**EXERCISE DESCRIPTION:** All lines from the beginning of the listing through the line with "6.8, 3.7, 1.4];" are to be copied word for word; the pictures are not.

**INFORMATION SUPPLIED:**
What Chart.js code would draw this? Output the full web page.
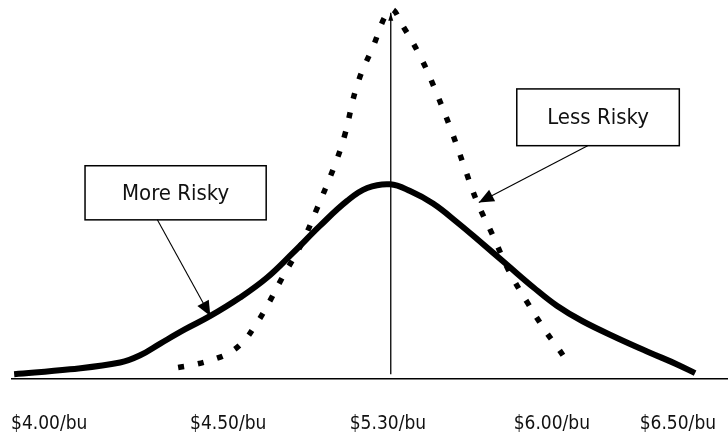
<!DOCTYPE html>
<html>
<head>
<meta charset="utf-8">
<script src="https://cdn.jsdelivr.net/npm/chart.js@4/dist/chart.umd.min.js"></script>
<style>
    body { margin: 0; background: #fff; }
    #wrap { width: 728px; height: 436px; }
</style>
</head>
<body>
<div id="wrap"><canvas id="riskChart" width="728" height="436"></canvas></div>
<script>
// price axis labels and where they sit on the (abstract) horizontal scale
const tickLabels = ['$4.00/bu', '$4.50/bu', '$5.30/bu', '$6.00/bu', '$6.50/bu'];
const tickPos = [5.2, 30.2, 52.5, 75.4, 93.0];

// "More Risky" distribution (solid)
const moreX = [0.3, 8.1, 15.1, 17.9, 20.7, 24.2, 27.7, 31.8, 35.6, 39.2, 43.0, 46.8, 49.6, 52.8, 55.6, 58.8, 62.2, 65.4, 69.1, 72.8, 76.1, 79.7, 84.5, 89.1, 92.9, 95.4];
const moreY = [1.1, 2.4, 4.2, 6.1, 9.2, 13.0, 16.5, 21.3, 26.6, 33.1, 40.3, 46.9, 50.3, 51.3, 49.5, 46.2, 41.2, 36.1, 30.1, 24.1, 19.2, 15.1, 10.7, 6.8, 3.7, 1.4];

// "Less Risky" distribution (dotted)
const lessX = [23.2, 25.6, 28.1, 30.4, 32.4, 33.9, 35.3, 37.8, 40.5, 42.6, 44.9, 46.4, 48.2, 50.3, 52.9, 54.7, 57.3, 59.4, 61.3, 63.1, 64.9, 67.2, 69.3, 71.9, 74.7, 76.3, 77.8];
const lessY = [2.9, 3.7, 5.0, 6.8, 9.9, 13.8, 18.0, 26.8, 35.8, 44.9, 55.5, 63.8, 77.5, 87.1, 97.4, 92.8, 84.0, 74.9, 65.8, 56.3, 46.9, 37.6, 28.8, 20.3, 12.0, 7.9, 3.7];

const toPoints = (xs, ys) => xs.map((x, i) => ({ x: x, y: ys[i] }));

const narrow = "'Liberation Sans Narrow', 'DejaVu Sans Condensed', Roboto, sans-serif";

function arrow(ctx, x1, y1, x2, y2, len, half) {
    ctx.beginPath();
    ctx.moveTo(x1, y1);
    ctx.lineTo(x2, y2);
    ctx.stroke();
    const a = Math.atan2(y2 - y1, x2 - x1);
    ctx.beginPath();
    ctx.moveTo(x2, y2);
    ctx.lineTo(x2 - len * Math.cos(a) + half * Math.sin(a), y2 - len * Math.sin(a) - half * Math.cos(a));
    ctx.lineTo(x2 - len * Math.cos(a) - half * Math.sin(a), y2 - len * Math.sin(a) + half * Math.cos(a));
    ctx.closePath();
    ctx.fill();
}

// boxes, callout arrows and the mean line
const callouts = {
    id: 'callouts',
    afterDatasetsDraw(chart) {
        const { ctx, scales: { x, y } } = chart;
        ctx.save();
        ctx.strokeStyle = '#000';
        ctx.fillStyle = '#000';

        // mean line with arrowhead
        ctx.lineWidth = 1.3;
        arrow(ctx, x.getPixelForValue(52.9), y.getPixelForValue(1.1), x.getPixelForValue(52.9), y.getPixelForValue(96.6), 8, 2.5);

        const boxes = [
            { text: 'More Risky', x1: 10.2, x2: 35.5, y1: 56.2, y2: 41.9, from: [20.3, 41.9], to: [27.7, 16.5] },
            { text: 'Less Risky', x1: 70.5, x2: 93.2, y1: 76.5, y2: 61.5, from: [80.4, 61.5], to: [65.2, 46.5] }
        ];
        boxes.forEach(b => {
            const l = x.getPixelForValue(b.x1), r = x.getPixelForValue(b.x2);
            const t = y.getPixelForValue(b.y1), bt = y.getPixelForValue(b.y2);
            ctx.fillStyle = '#fff';
            ctx.fillRect(l, t, r - l, bt - t);
            ctx.lineWidth = 1.5;
            ctx.strokeRect(l, t, r - l, bt - t);
            ctx.fillStyle = '#111';
            ctx.font = '22px ' + narrow;
            ctx.textAlign = 'center';
            ctx.textBaseline = 'middle';
            ctx.fillText(b.text, (l + r) / 2, (t + bt) / 2 + 1);
            ctx.fillStyle = '#000';
            ctx.lineWidth = 1.1;
            arrow(ctx, x.getPixelForValue(b.from[0]), y.getPixelForValue(b.from[1]),
                x.getPixelForValue(b.to[0]), y.getPixelForValue(b.to[1]), 15, 6.5);
        });
        ctx.restore();
    }
};

new Chart(document.getElementById('riskChart').getContext('2d'), {
    type: 'line',
    data: {
        datasets: [
            {
                label: 'More Risky',
                data: toPoints(moreX, moreY),
                borderColor: '#000',
                borderWidth: 6,
                pointRadius: 0,
                tension: 0.4,
                fill: false,
                clip: false
            },
            {
                label: 'Less Risky',
                data: toPoints(lessX, lessY),
                borderColor: '#000',
                borderWidth: 5.5,
                borderDash: [6, 14],
                borderCapStyle: 'butt',
                pointRadius: 0,
                tension: 0.4,
                fill: false,
                clip: false
            }
        ]
    },
    options: {
        responsive: false,
        animation: false,
        layout: { padding: { left: 12, right: 0, top: 0, bottom: -1 } },
        plugins: {
            legend: { display: false },
            tooltip: { enabled: false }
        },
        scales: {
            x: {
                type: 'linear',
                min: 0,
                max: 100,
                grid: { display: false },
                border: { display: true, color: '#000', width: 1.5 },
                afterBuildTicks: scale => {
                    scale.ticks = tickPos.map(v => ({ value: v }));
                },
                ticks: {
                    autoSkip: false,
                    maxRotation: 0,
                    padding: 0,
                    color: '#111',
                    font: { family: narrow, size: 19, lineHeight: '25.3px' },
                    // empty first line pushes the label down without padding the sides
                    callback: (val, i) => ['', tickLabels[i]]
                }
            },
            y: {
                display: false,
                min: 0,
                max: 100
            }
        }
    },
    plugins: [callouts]
});
</script>
</body>
</html>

**FINISHED ANSWER:**
What Chart.js code would draw this? Output the full web page.
<!DOCTYPE html>
<html>
<head>
<meta charset="utf-8">
<script src="https://cdn.jsdelivr.net/npm/chart.js@4/dist/chart.umd.min.js"></script>
<style>
    body { margin: 0; background: #fff; }
    #wrap { width: 728px; height: 436px; }
</style>
</head>
<body>
<div id="wrap"><canvas id="riskChart" width="728" height="436"></canvas></div>
<script>
// price axis labels and where they sit on the (abstract) horizontal scale
const tickLabels = ['$4.00/bu', '$4.50/bu', '$5.30/bu', '$6.00/bu', '$6.50/bu'];
const tickPos = [5.2, 30.2, 52.5, 75.4, 93.0];

// "More Risky" distribution (solid)
const moreX = [0.3, 8.1, 15.1, 17.9, 20.7, 24.2, 27.7, 31.8, 35.6, 39.2, 43.0, 46.8, 49.6, 52.8, 55.6, 58.8, 62.2, 65.4, 69.1, 72.8, 76.1, 79.7, 84.5, 89.1, 92.9, 95.4];
const moreY = [1.1, 2.4, 4.2, 6.1, 9.2, 13.0, 16.5, 21.3, 26.6, 33.1, 40.3, 46.9, 50.3, 51.3, 49.5, 46.2, 41.2, 36.1, 30.1, 24.1, 19.2, 15.1, 10.7, 6.8, 3.7, 1.4];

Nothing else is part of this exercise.